Faire découvrir des chansons françaises sous un prisme électro
Bon Entendeur était loin de s’imaginer jouer dans des mégalopoles américaines, il y a encore 8 ans de cela. Arnaud Bonet lançait alors un projet de playlists mensuelles postées sur sa chaîne YouTube. Rapidement rejoint par son ami d’enfance Pierre Della Monica, les playlists deviennent des mixtapes, la première reprenant des brides d’interviews de Dominique Strauss-Kahn s’expliquant sur l’affaire du Sofitel, entre des morceaux électro, hip hop, disco dénichés sur le Net. “On avait fait ça comme une blague”, remémore Arnaud Bonet, surpris par le succès. “Et vite, on a eu mille autres idées de personnalités éloquentes.” Nicolas Boisseleau se greffe dès 2014 au projet. Ensemble, ils ont été jusqu’à réaliser des entretiens originaux, dont ceux de Pierre Ninet, Frédéric Beigbeder et Patrick Poivre d’Arvor. Outre la cinquantaine de mixtapes à leur actif, ceux qui se définissent comme des “geeks” ont également développé une application mobile, travaillent sur une web-radio, et ont réalisé des remix de chansons françaises.
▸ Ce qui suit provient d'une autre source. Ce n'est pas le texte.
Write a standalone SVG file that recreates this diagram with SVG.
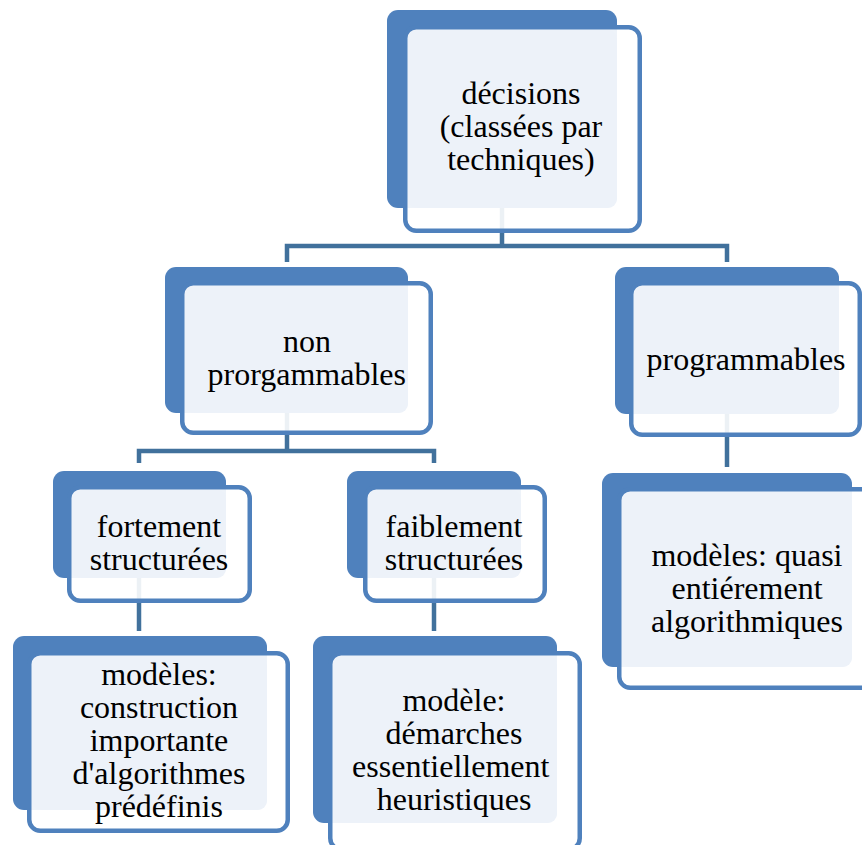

“Monaco”, “La Rua Madureira”, “Le Temps est bon” d’Isabelle Pierre (plus de 8 millions de vues sur Youtube) : les remix de Bon Entendeur ont touché une large audience. “L’idée est de faire renaître des morceaux, les faire découvrir sous une approche plus électronique”, résume Arnaud Bonet. Mais comment choisissent-ils les chansons ? “On écoute beaucoup de musique, et notamment des années 1960 et 1970. Il faut que la mélodie reste dans la tête”, explique Pierre Della Monica. “Après, il faut aussi obtenir l’autorisation pour avoir les droits.”
Et la chanson française se porte bien. Comme le rappelle le collectif, le top 10 des artistes les plus écoutés par les utilisateurs de Spotify en France en 2019 sont 100% francophones. “C’est dommage d’écouter un artiste sans jamais le voir en concert, et les stars américaines viennent peu souvent” dans l’hexagone, commente Arnaud Bonet.
Un projet difficile à internationaliser
Après une timide incursion sur le sol américain l’an dernier, ils sont revenus un peu plus fort avec davantage de dates cette année – à San Francisco, Los Angeles, Montréal et New York, organisées par le tourneur UTA. “L’idée est de jauger à chaque fois et d’augmenter la jauge au besoin (comme à New York où ils passent d’une salle d’une capacité de 300 à 750 personnes) ; pour à terme se produire dans des salles plus grandes, tout en commençant à proposer des concerts dans de nouvelles villes comme Seattle et Miami”, présente Nicolas Boisseleau, qui à l’instar de ses compères, préfère se montrer précautionneux et commencer petit. Et pourtant, le collectif a déjà rassemblé près de 3000 personnes à L’Olympia à Paris, et se produira en mars au Zénith.
Bon Entendeur s’imagine alors bien suivre les traces de Polo & Pan, quasiment “sold out” à chaque concert outre-Atlantique.
“Ce n’est pas évident d’internationaliser notre projet car ce sont des chansons et des mixtapes en français, mais cela reste un défi”, admet Pierre Della Monica. En incluant des mixtapes en anglais ? Pas forcément : “Je crains que le message soit confus. Comme ce n’est pas notre langue, ce sera difficile de comprendre les sensibilités.” Il y aurait alors l’aura qu’apporte le festival Coachella. “Ca crédibiliserait le projet à l’international”, concède Pierre Della Monica, qui ajoute que le collectif “ne vit pas pour ça”. Car, finalement, une carrière aux Etats-Unis n’est pas leur rêve, mais les concerts y sont “un kiff”. “Et surtout de voyager à travers le monde grâce à la musique”, insiste Nicolas Boisseleau.
Après ou avant leurs DJ sets, les Parisiens ont ainsi pris quelques jours pour explorer les villes californiennes, qu’ils découvraient de leurs yeux d’adultes. “On a adoré San Francisco, on s’imagine bien y vivre”, lâche Arnaud Bonet, qui a apprécié voir des gens apaisés, promener leur chien en bord de mer et un trafic délesté. “Ca ressemblait à un dimanche matin, mais en semaine.”